We could put the manual targeters for those item/spell/ranged weapon binds on shift+number and move the existing binds for !@#$% elsewhere, or we could put them on alt+number, or we could use F1 through F5 instead.
We could default bind 1 to the starting ranged weapon for backgrounds with no book, or set the binds to the starting wands in order of initial inventory slot for artificer.

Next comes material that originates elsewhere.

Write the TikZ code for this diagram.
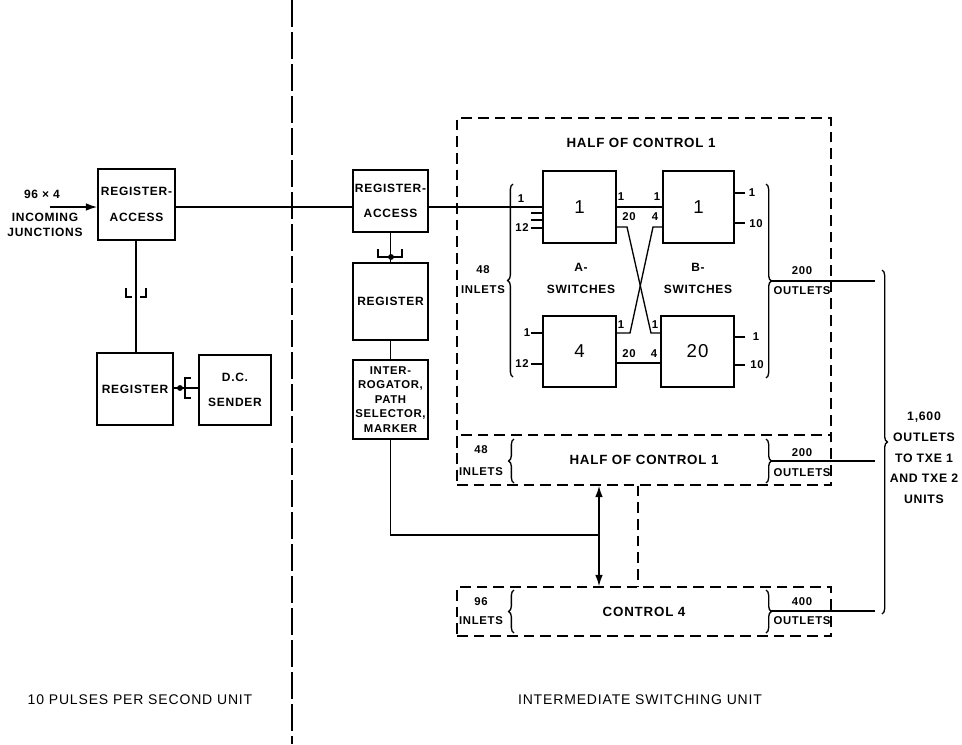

We could find some space underneath or beside the existing wielded weapon and quivered item display in the main gameplay viewport to display the currently active slot binds, to the effect of something like:
1) wand of flame 2) wand of random effects
3) summon butterflies 4) 13 steel javelins
5) nothing bound
I'm rambling a bit now so I'll stop typing, but what I'm trying to get at is that there's a lot of room for improvement in Crawl's offensive ability interface.